SUPPLIED DATA:
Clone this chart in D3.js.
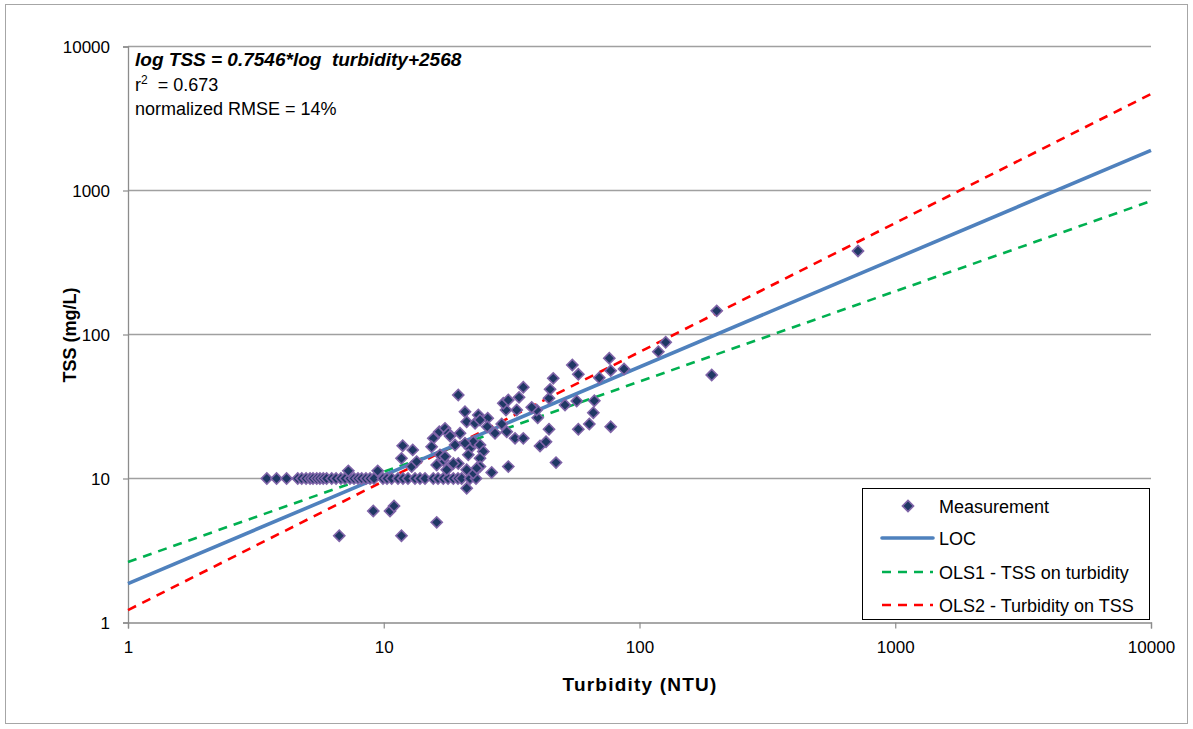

==

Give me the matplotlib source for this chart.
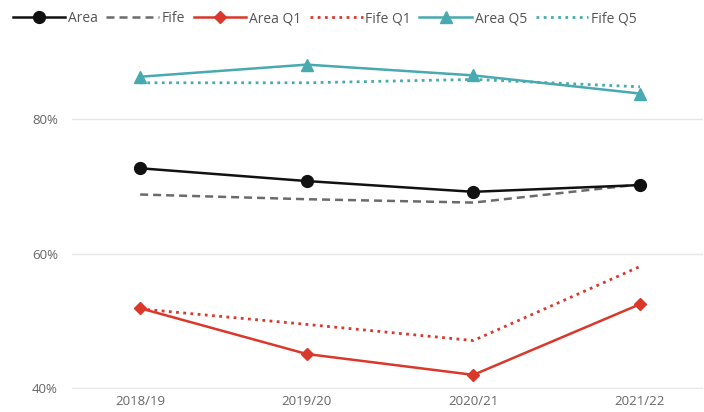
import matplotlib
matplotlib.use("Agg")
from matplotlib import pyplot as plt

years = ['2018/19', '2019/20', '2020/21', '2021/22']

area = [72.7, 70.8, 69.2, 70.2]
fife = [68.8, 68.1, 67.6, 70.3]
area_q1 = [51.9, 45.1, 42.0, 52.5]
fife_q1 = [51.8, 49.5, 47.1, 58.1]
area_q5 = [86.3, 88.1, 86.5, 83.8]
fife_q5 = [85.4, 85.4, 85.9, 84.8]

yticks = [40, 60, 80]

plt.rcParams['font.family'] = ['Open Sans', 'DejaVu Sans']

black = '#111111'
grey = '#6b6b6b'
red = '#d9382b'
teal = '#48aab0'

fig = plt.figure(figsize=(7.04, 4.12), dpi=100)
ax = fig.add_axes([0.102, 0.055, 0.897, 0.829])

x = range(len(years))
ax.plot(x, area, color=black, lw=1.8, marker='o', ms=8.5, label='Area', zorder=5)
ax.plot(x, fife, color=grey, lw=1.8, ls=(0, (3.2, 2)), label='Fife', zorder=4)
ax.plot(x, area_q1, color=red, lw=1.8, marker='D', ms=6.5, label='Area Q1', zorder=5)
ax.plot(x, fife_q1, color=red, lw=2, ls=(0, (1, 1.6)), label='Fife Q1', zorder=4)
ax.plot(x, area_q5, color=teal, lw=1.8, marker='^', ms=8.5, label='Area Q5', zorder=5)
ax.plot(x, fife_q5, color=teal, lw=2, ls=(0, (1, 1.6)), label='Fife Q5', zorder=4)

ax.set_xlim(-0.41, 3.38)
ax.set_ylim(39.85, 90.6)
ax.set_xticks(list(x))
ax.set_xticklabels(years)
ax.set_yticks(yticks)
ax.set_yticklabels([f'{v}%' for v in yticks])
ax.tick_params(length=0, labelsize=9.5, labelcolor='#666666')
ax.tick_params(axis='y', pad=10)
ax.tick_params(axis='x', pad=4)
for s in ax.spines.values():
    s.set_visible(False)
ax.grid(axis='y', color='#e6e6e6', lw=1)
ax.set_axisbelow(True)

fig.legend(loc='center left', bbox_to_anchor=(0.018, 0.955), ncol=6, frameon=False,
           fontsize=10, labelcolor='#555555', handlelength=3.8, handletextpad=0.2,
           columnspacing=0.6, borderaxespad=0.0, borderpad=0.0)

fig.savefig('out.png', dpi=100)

WHAT THE TASK REQUIRES: Start at the line above containing "Give me the matplotlib source for this chart." and stop at the line containing "years = ['2018/19', '2019/20', '2020/21', '2021/22']": print those lines and everything between them exactly, but not the pictures.

SOLUTION:
Give me the matplotlib source for this chart.
import matplotlib
matplotlib.use("Agg")
from matplotlib import pyplot as plt

years = ['2018/19', '2019/20', '2020/21', '2021/22']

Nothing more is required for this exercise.